Desde que chegou a Estremoz, Sebastião da Gama (a viver inicialmente na então Rua das Areias) insistiu na procura de casa para viver com Joana Luísa após o casamento (que se realizou em 4 de Maio de 1951). É numa carta de meados de Março, que, depois de ter desistido de várias propostas e de ter encontrado uma do seu agrado, escreve para Azeitão: “Estou doido com a casa. Vê-se toda a cidade e metade do Alentejo. A praça é engraçada — em frente de duas torres, de um chafariz, de uma capela. A cozinha, triangular, é grande e engraçada. Da janela vê-se quase tanto como do terraço, que é no terceiro andar (no telhado). É inclinado, não serve para lá comer ou trabalhar. Mas para o banho de sol é excelente.” Poucos dias depois, nova longa carta faz nova descrição da casa, terminando com uma promessa: “Vamos gostar tanto da nossa casa e do repouso que tenho cá que não nos apetecerá sair, pois não?” Estava escolhida a morada futura e os preparativos foram acontecendo com a ajuda de várias pessoas, entre as quais, Acilda Fragoso e Guiomar Ávila. Em vista, estava o segundo andar do número 2 do Largo do Espírito Santo, endereço que daria título a poema em 9 de Junho de 1951, registando como local de escrita “Nossa casa”, oito quadras que a apresentam a partir do sonho de quem a habita, do interior do lar e de um “nós” que alimenta todo o poema, talvez um dos mais belos poemas de amor. Publicado pela primeira vez na revista Árvore, o título suscitou divergências com a direcção, pois havia quem não aceitasse que uma morada figurasse como título de um poema... Foi preciso que Sebastião da Gama se impusesse e escrevesse ao seu amigo Luís Amaro a não deixar alternativas para o título ou, de outra forma, não aceitaria publicar na revista.
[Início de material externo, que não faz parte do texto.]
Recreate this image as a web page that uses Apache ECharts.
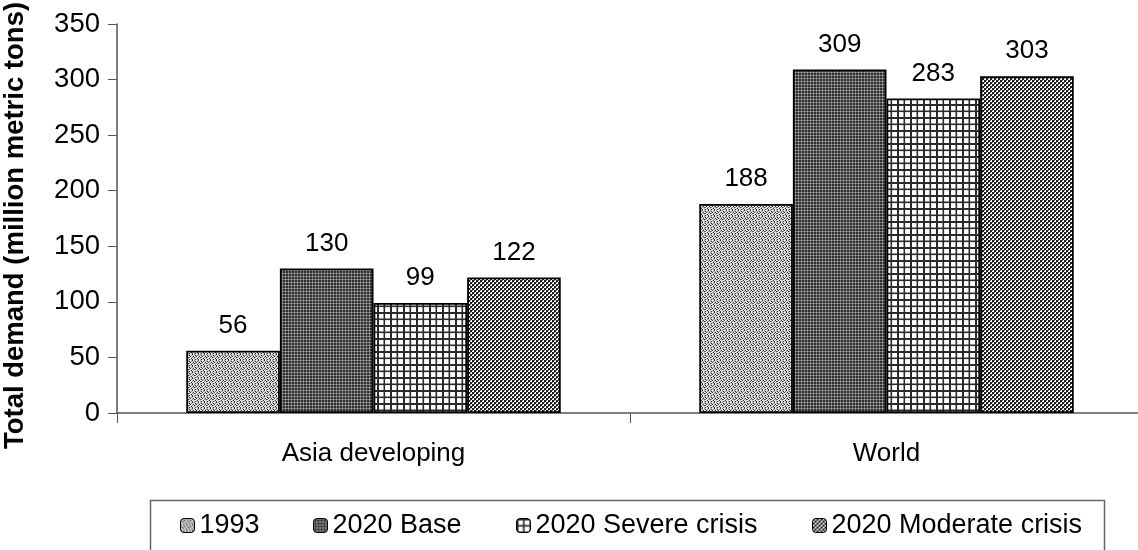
<!DOCTYPE html>
<html>
<head>
<meta charset="utf-8">
<script src="https://cdn.jsdelivr.net/npm/echarts@6/dist/echarts.min.js"></script>
<style>
  html, body { margin: 0; padding: 0; background: #fff; }
  #chart { width: 1138px; height: 550px; }
</style>
</head>
<body>
<div id="chart"></div>
<script>
// Demand data (million metric tons)
const categories = ['Asia developing', 'World'];
const seriesNames = ['1993', '2020 Base', '2020 Severe crisis', '2020 Moderate crisis'];
const values1993 = [56, 188];
const valuesBase = [130, 309];
const valuesSevere = [99, 283];
const valuesModerate = [122, 303];
const yTicks = { min: 0, max: 350, interval: 50 };

// Fill patterns drawn onto small tiles
function tile(w, h, draw) {
  const c = document.createElement('canvas');
  c.width = w; c.height = h;
  const g = c.getContext('2d');
  draw(g);
  return { image: c, repeat: 'repeat' };
}
function px(g, color, cells) {
  g.fillStyle = color;
  cells.forEach(([x, y]) => g.fillRect(x, y, 1, 1));
}
const pat1993 = tile(6, 6, g => {
  g.fillStyle = '#c8c8c8'; g.fillRect(0, 0, 6, 6);
  px(g, '#ffffff', [[1, 0], [4, 0], [2, 2], [5, 2], [0, 4], [3, 4], [1, 5], [4, 3]]);
  px(g, '#2e2e2e', [[0, 0], [3, 1], [1, 2], [4, 2], [2, 3], [5, 4], [0, 5], [3, 5]]);
  px(g, '#8c8c8c', [[2, 0], [5, 1], [0, 3], [3, 3]]);
});
const patBase = tile(3, 3, g => {
  g.fillStyle = '#2e2e2e'; g.fillRect(0, 0, 3, 3);
  g.fillStyle = '#7a7a7a'; g.fillRect(0, 0, 1, 3); g.fillRect(0, 0, 3, 1);
  g.fillStyle = '#a0a0a0'; g.fillRect(0, 0, 1, 1);
});
const patSevere = tile(13, 13, g => {
  g.fillStyle = '#ffffff'; g.fillRect(0, 0, 13, 13);
  g.fillStyle = '#2a2a2a';
  g.fillRect(0, 0, 2, 13); g.fillRect(6.5, 0, 1.6, 13);
  g.fillRect(0, 0, 13, 2); g.fillRect(0, 6.5, 13, 1.6);
});
const patModerate = tile(4, 4, g => {
  g.fillStyle = '#ffffff'; g.fillRect(0, 0, 4, 4);
  g.fillStyle = '#1e1e1e'; g.fillRect(0, 0, 2, 2); g.fillRect(2, 2, 2, 2);
  g.fillStyle = '#7a7a7a'; g.fillRect(2, 0, 1, 1); g.fillRect(0, 2, 1, 1);
});
const patterns = [pat1993, patBase, patSevere, patModerate];
const allValues = [values1993, valuesBase, valuesSevere, valuesModerate];

const font = 'Liberation Sans, Arial, sans-serif';
const legendLefts = [180, 313, 516, 812];

const chart = echarts.init(document.getElementById('chart'), null, { renderer: 'canvas' });
chart.setOption({
  backgroundColor: '#ffffff',
  animation: false,
  textStyle: { fontFamily: font },
  grid: { left: 117, right: -5, top: 24, bottom: 137, containLabel: false, outerBoundsMode: 'none' },
  legend: seriesNames.map((n, i) => ({
    data: [n],
    left: legendLefts[i],
    top: 512,
    itemWidth: 14,
    itemHeight: 14,
    itemGap: 0,
    padding: 0,
    selectedMode: false,
    itemStyle: { borderColor: '#000', borderWidth: 1 },
    textStyle: { fontSize: 27, color: '#000', fontFamily: font }
  })),
  graphic: [{
    type: 'rect',
    shape: { x: 150.5, y: 500.5, width: 954, height: 80 },
    style: { fill: 'none', stroke: '#666', lineWidth: 1.5 },
    z: -1
  }],
  xAxis: {
    type: 'category',
    data: categories,
    axisLine: { lineStyle: { color: '#555', width: 1.5 } },
    axisTick: { show: true, length: 10, lineStyle: { color: '#555' } },
    axisLabel: { fontSize: 26, color: '#000', margin: 28, fontFamily: font }
  },
  yAxis: {
    type: 'value',
    min: yTicks.min, max: yTicks.max, interval: yTicks.interval,
    name: 'Total demand (million metric tons)',
    nameLocation: 'middle',
    nameGap: 88,
    nameTextStyle: {
      fontSize: 27.5, fontWeight: 'bold', color: '#000', fontFamily: font,
      padding: [0, 14, 0, 0]
    },
    axisLine: { show: true, lineStyle: { color: '#555', width: 1.5 } },
    axisTick: { show: true, length: 9, lineStyle: { color: '#555' } },
    axisLabel: { fontSize: 27.5, color: '#000', margin: 17, fontFamily: font },
    splitLine: { show: false }
  },
  series: seriesNames.map((n, i) => ({
    name: n,
    type: 'bar',
    data: allValues[i],
    barGap: '0%',
    barCategoryGap: '27%',
    itemStyle: { color: patterns[i], borderColor: '#000', borderWidth: 1.8 },
    label: { show: true, position: 'top', distance: 12, fontSize: 26, color: '#000', fontFamily: font }
  }))
});
</script>
</body>
</html>
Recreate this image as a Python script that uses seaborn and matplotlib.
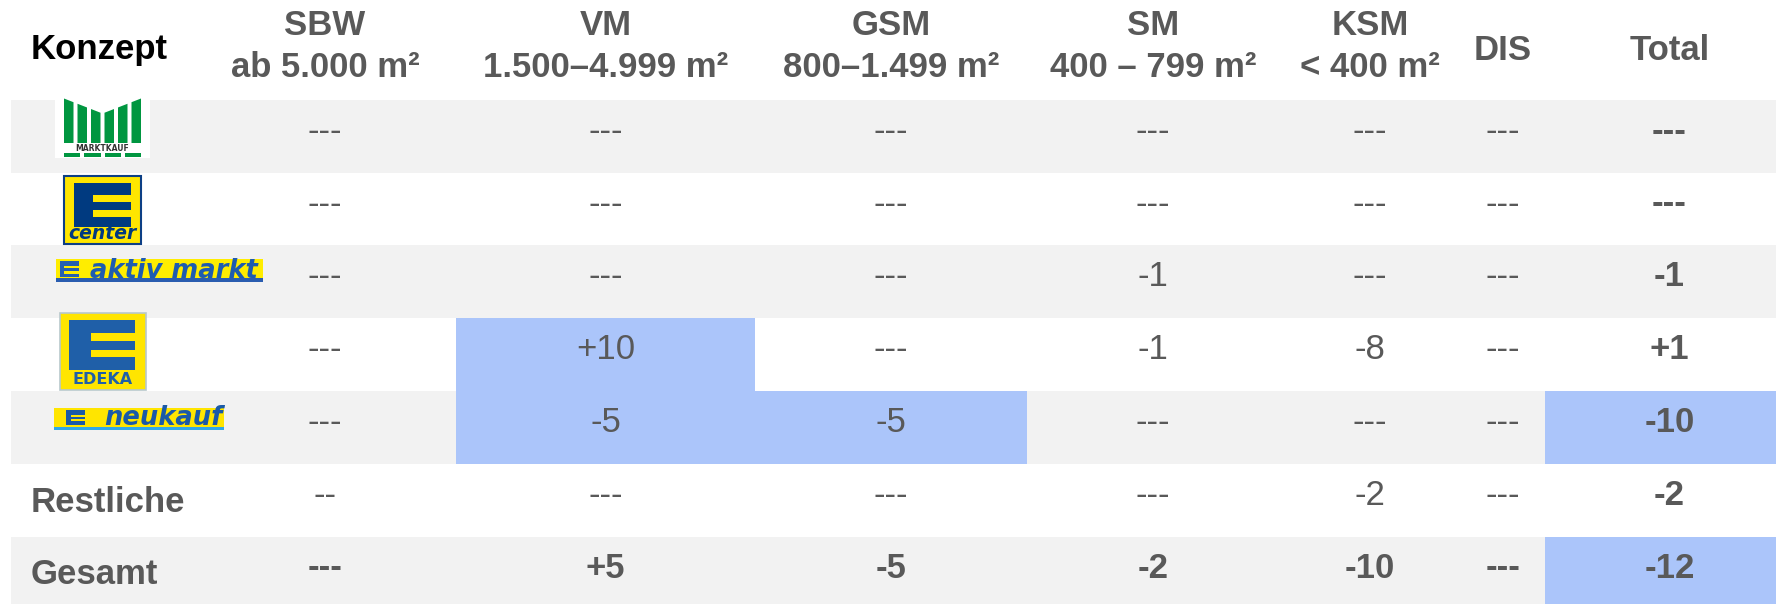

As imagens de Estremoz perpassam também na correspondência que Sebastião da Gama vai trocando com amigos como Virgílio Couto (o seu professor metodólogo), Cristovam Pavia e Luís Amaro (ambos alentejanos, ambos poetas), António Manuel Couto Viana (poeta), Matilde Rosa Araújo e Lindley Cintra (colegas da Faculdade e professores), José Régio (escritor), António Sampaio (pintor), Pedro Lisboa (médico) ou Albano Ferreira (que fora seu aluno em Lisboa). Nestas missivas, há frequentemente notas sobre a vida em Estremoz, em pequenos apontamentos que constituem recortes interessantes sobre o quotidiano, como se pode verificar na carta enviada a Matilde Rosa Araújo em 13 de Outubro de 1951, relatando um episódio vivido num sábado: “Hoje, logo pela manhã, uma coisa de nada cheia de ternura: no lugar do mercado onde se vende loiça de barro, um prato (não é bem um prato: é fundo e ondulado na beira) com este nome no fundo: MATILDES ROSA! Ó Matilde: o que nós rimos e nos comovemos ao mesmo tempo! Matildes Rosa! Que lindo vai no ‘seu erro de ortografia’ - diria o António Nobre. Comprámo-lo, está à tua espera. Se aparecer outro ficará entre os que têm (esses encomendados) os nomes dos nossos sobrinhos. Para te lembrarmos e eu te lembrar um pouco mais ainda.”

* João Reis Ribeiro. "500 Palavras". O Setubalense: n.º 1463, 2025-02-105, pg. 10.